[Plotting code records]
>>>>

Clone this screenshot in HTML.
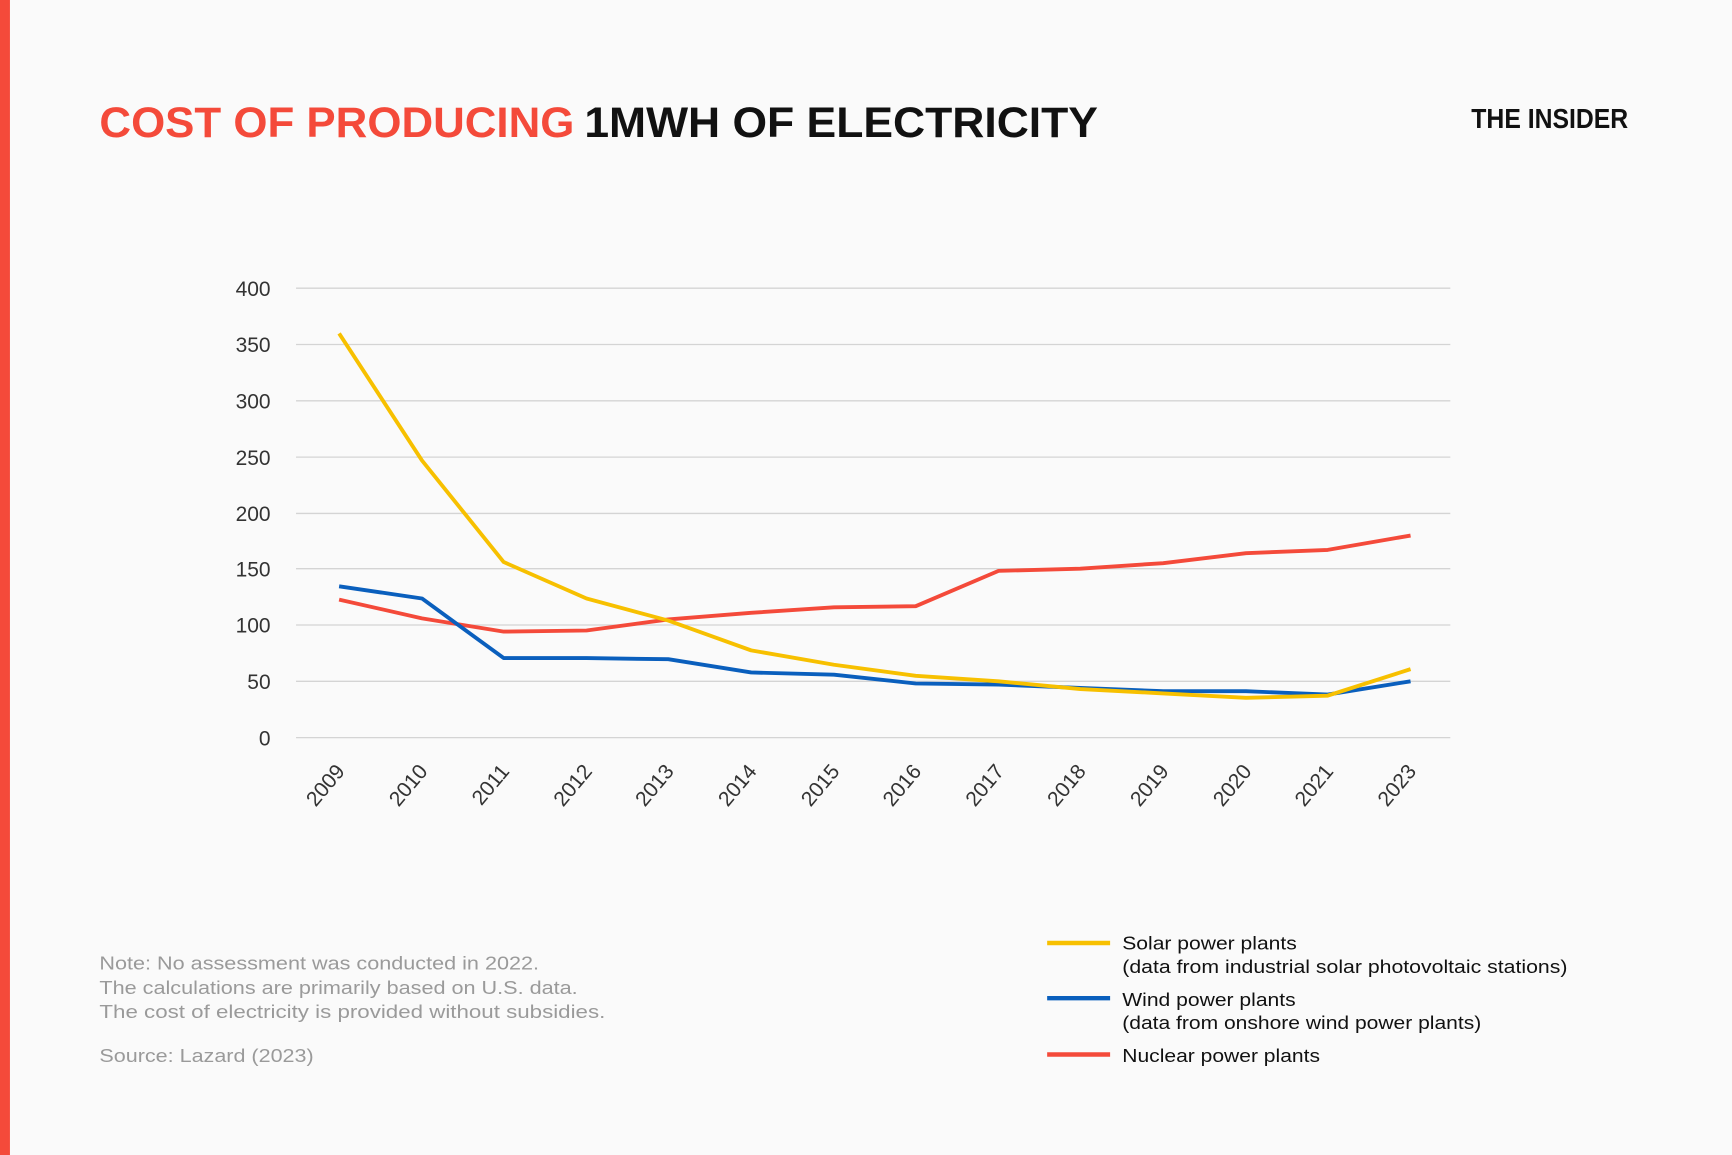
<!DOCTYPE html>
<html><head><meta charset="utf-8"><style>
html,body{margin:0;padding:0;background:#fafafa;}
svg{display:block;}
text{font-family:"Liberation Sans",sans-serif;}
</style></head><body>
<svg width="1732" height="1155" viewBox="0 0 1568 1046" preserveAspectRatio="none">
<rect width="1568" height="1046" fill="#fafafa"/>
<rect x="0" y="0" width="9" height="1046" fill="#f44a3a"/>
<text x="90" y="124" font-size="39" font-weight="bold" fill="#f44a3a" textLength="430" lengthAdjust="spacingAndGlyphs">COST OF PRODUCING</text>
<text x="529" y="124" font-size="39" font-weight="bold" fill="#111" textLength="465" lengthAdjust="spacingAndGlyphs">1MWH OF ELECTRICITY</text>
<text x="1332" y="116" font-size="25" font-weight="bold" fill="#111" textLength="142" lengthAdjust="spacingAndGlyphs">THE INSIDER</text>
<g stroke="#d4d4d4" stroke-width="1.2">
<line x1="268" x2="1313" y1="261" y2="261"/><line x1="268" x2="1313" y1="312" y2="312"/>
<line x1="268" x2="1313" y1="363" y2="363"/><line x1="268" x2="1313" y1="414" y2="414"/>
<line x1="268" x2="1313" y1="465" y2="465"/><line x1="268" x2="1313" y1="515" y2="515"/>
<line x1="268" x2="1313" y1="566" y2="566"/><line x1="268" x2="1313" y1="617" y2="617"/>
<line x1="268" x2="1313" y1="668" y2="668"/>
</g>
<g font-size="19" fill="#333" text-anchor="end">
<text x="245" y="268">400</text><text x="245" y="319">350</text><text x="245" y="370">300</text>
<text x="245" y="421">250</text><text x="245" y="472">200</text><text x="245" y="522">150</text>
<text x="245" y="573">100</text><text x="245" y="624">50</text><text x="245" y="675">0</text>
</g>
<g font-size="19" fill="#333" text-anchor="end">
<text transform="translate(313,699) rotate(-50)">2009</text>
<text transform="translate(388,699) rotate(-50)">2010</text>
<text transform="translate(462,699) rotate(-50)">2011</text>
<text transform="translate(537,699) rotate(-50)">2012</text>
<text transform="translate(611,699) rotate(-50)">2013</text>
<text transform="translate(686,699) rotate(-50)">2014</text>
<text transform="translate(761,699) rotate(-50)">2015</text>
<text transform="translate(835,699) rotate(-50)">2016</text>
<text transform="translate(910,699) rotate(-50)">2017</text>
<text transform="translate(984,699) rotate(-50)">2018</text>
<text transform="translate(1059,699) rotate(-50)">2019</text>
<text transform="translate(1134,699) rotate(-50)">2020</text>
<text transform="translate(1208,699) rotate(-50)">2021</text>
<text transform="translate(1283,699) rotate(-50)">2023</text>
</g>
<g fill="none" stroke-width="3.5" stroke-linejoin="round">
<polyline stroke="#f44a3a" points="307,543 382,560 456,572 531,571 605,561 680,555 755,550 829,549 904,517 978,515 1053,510 1128,501 1202,498 1277,485"/>
<polyline stroke="#0a5fbd" points="307,531 382,542 456,596 531,596 605,597 680,609 755,611 829,619 904,620 978,623 1053,626 1128,626 1202,629 1277,617"/>
<polyline stroke="#f7c000" points="307,302 382,417 456,509 531,542 605,562 680,589 755,602 829,612 904,617 978,624 1053,628 1128,632 1202,630 1277,606"/>
</g>
<g font-size="17" fill="#9a9a9a">
<text x="90" y="878" textLength="398" lengthAdjust="spacingAndGlyphs">Note: No assessment was conducted in 2022.</text>
<text x="90" y="900" textLength="433" lengthAdjust="spacingAndGlyphs">The calculations are primarily based on U.S. data.</text>
<text x="90" y="922" textLength="458" lengthAdjust="spacingAndGlyphs">The cost of electricity is provided without subsidies.</text>
<text x="90" y="962" textLength="194" lengthAdjust="spacingAndGlyphs">Source:  Lazard (2023)</text>
</g>
<g stroke-width="4">
<line x1="948" x2="1005" y1="854" y2="854" stroke="#f7c000"/>
<line x1="948" x2="1005" y1="904" y2="904" stroke="#0a5fbd"/>
<line x1="948" x2="1005" y1="955" y2="955" stroke="#f44a3a"/>
</g>
<g font-size="17" fill="#111">
<text x="1016" y="860" textLength="158" lengthAdjust="spacingAndGlyphs">Solar power plants</text>
<text x="1016" y="881" textLength="403" lengthAdjust="spacingAndGlyphs">(data from industrial solar photovoltaic stations)</text>
<text x="1016" y="911" textLength="157" lengthAdjust="spacingAndGlyphs">Wind power plants</text>
<text x="1016" y="932" textLength="325" lengthAdjust="spacingAndGlyphs">(data from onshore wind power plants)</text>
<text x="1016" y="962" textLength="179" lengthAdjust="spacingAndGlyphs">Nuclear power plants</text>
</g>
</svg>
</body></html>
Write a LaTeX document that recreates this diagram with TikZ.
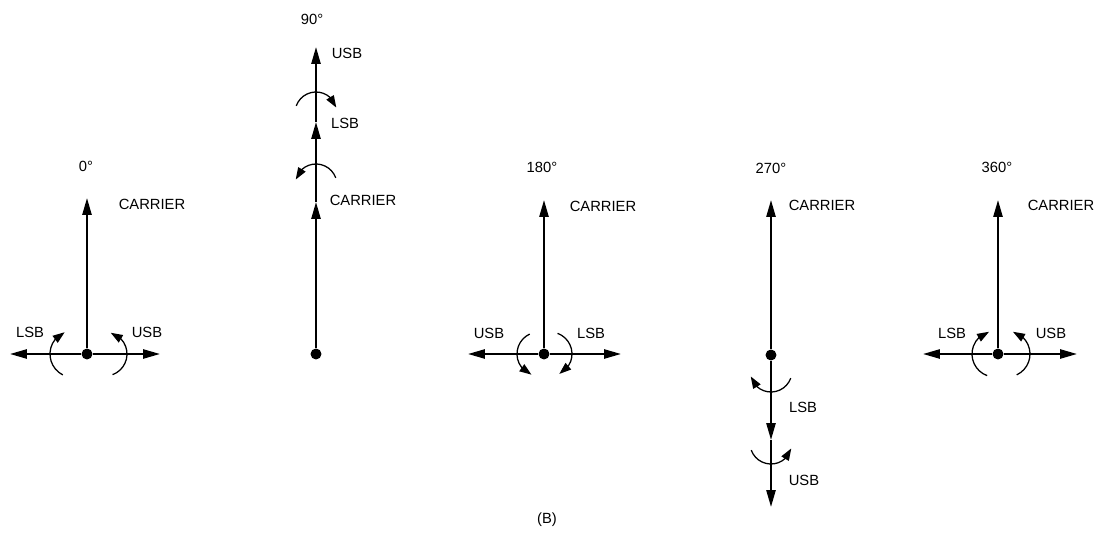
\documentclass[tikz,border=0pt]{standalone}
\usepackage{fontspec}
\setmainfont{Liberation Sans}
\usetikzlibrary{arrows.meta,bending}

\begin{document}
\begin{tikzpicture}[x=0.025cm,y=0.025cm,
  vec/.style={line width=1.4pt,-{Triangle[length=12pt,width=6.5pt]}},
  rot/.style={line width=0.9pt,-{Triangle[length=8.5pt,width=6pt,flex]}},
  lbl/.style={font=\fontsize{10.5}{12}\selectfont,inner sep=0pt},
  dot/.style={circle,fill,inner sep=0pt,minimum size=7.8pt}]
\useasboundingbox (0,0) rectangle (1101,542);

\node[dot] (o1) at (87,188) {};
\coordinate (c1) at (87,344);
\coordinate (l1) at (10,188);
\coordinate (u1) at (160,188);
\draw[vec] (o1) -- (c1);
\draw[vec] (o1) -- (l1);
\draw[vec] (o1) -- (u1);
\draw[rot] (73.5,188) ++(243:23.5) arc[start angle=243,end angle=112,radius=23.5];
\draw[rot] (105,188) ++(-70:22) arc[start angle=-70,end angle=75,radius=22];
\node[lbl] (deg1) at (86,376) {0°};
\node[lbl] (car1) at (152,338) {CARRIER};
\node[lbl] (lsb1) at (30,210) {LSB};
\node[lbl] (usb1) at (147,210) {USB};

\node[dot] (o2) at (316,188) {};
\coordinate (p2a) at (316,340);
\coordinate (p2b) at (316,420);
\coordinate (c2) at (316,495);
\draw[vec] (o2) -- (p2a);
\draw[vec] (p2a) -- (p2b);
\draw[vec] (p2b) -- (c2);
\draw[rot] (316,429) ++(160:21) arc[start angle=160,end angle=15,radius=21];
\draw[rot] (316,357) ++(20:21) arc[start angle=20,end angle=165,radius=21];
\node[lbl] (deg2) at (312,523) {90°};
\node[lbl] (usb2) at (347,489) {USB};
\node[lbl] (lsb2) at (345,419) {LSB};
\node[lbl] (car2) at (363,342) {CARRIER};

\node[dot] (o3) at (544,188) {};
\coordinate (c3) at (544,342);
\coordinate (l3) at (468,188);
\coordinate (u3) at (621,188);
\draw[vec] (o3) -- (c3);
\draw[vec] (o3) -- (l3);
\draw[vec] (o3) -- (u3);
\draw[rot] (539,188) ++(115:22) arc[start angle=115,end angle=250,radius=22];
\draw[rot] (550,188) ++(70:22) arc[start angle=70,end angle=-65,radius=22];
\node[lbl] (deg3) at (542,375) {180°};
\node[lbl] (car3) at (603,336) {CARRIER};
\node[lbl] (usb3) at (489,209) {USB};
\node[lbl] (lsb3) at (591,209) {LSB};

\node[dot] (o4) at (771,187) {};
\coordinate (c4) at (771,342);
\coordinate (p4a) at (771,102);
\coordinate (p4b) at (771,35);
\draw[vec] (o4) -- (c4);
\draw[vec] (o4) -- (p4a);
\draw[vec] (p4a) -- (p4b);
\draw[rot] (771,171) ++(-20:21) arc[start angle=-20,end angle=-165,radius=21];
\draw[rot] (771,99) ++(-160:21) arc[start angle=-160,end angle=-15,radius=21];
\node[lbl] (deg4) at (771,374) {270°};
\node[lbl] (car4) at (822,337) {CARRIER};
\node[lbl] (lsb4) at (803,135) {LSB};
\node[lbl] (usb4) at (804,62) {USB};

\node[dot] (o5) at (998,188) {};
\coordinate (c5) at (998,342);
\coordinate (l5) at (923,188);
\coordinate (u5) at (1077,188);
\draw[vec] (o5) -- (c5);
\draw[vec] (o5) -- (l5);
\draw[vec] (o5) -- (u5);
\draw[rot] (995,188) ++(250:23) arc[start angle=250,end angle=105,radius=23];
\draw[rot] (1007,188) ++(-65:23) arc[start angle=-65,end angle=75,radius=23];
\node[lbl] (deg5) at (997,375) {360°};
\node[lbl] (car5) at (1061,337) {CARRIER};
\node[lbl] (lsb5) at (952,209) {LSB};
\node[lbl] (usb5) at (1051,209) {USB};

\node[lbl] (cap) at (547,22) {(B)};
\end{tikzpicture}
\end{document}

<<<<

DIRECTIVE ▸ Tell how many lines of the records above hold the string "this". Give no other text.

FULL ANSWER ▸ 2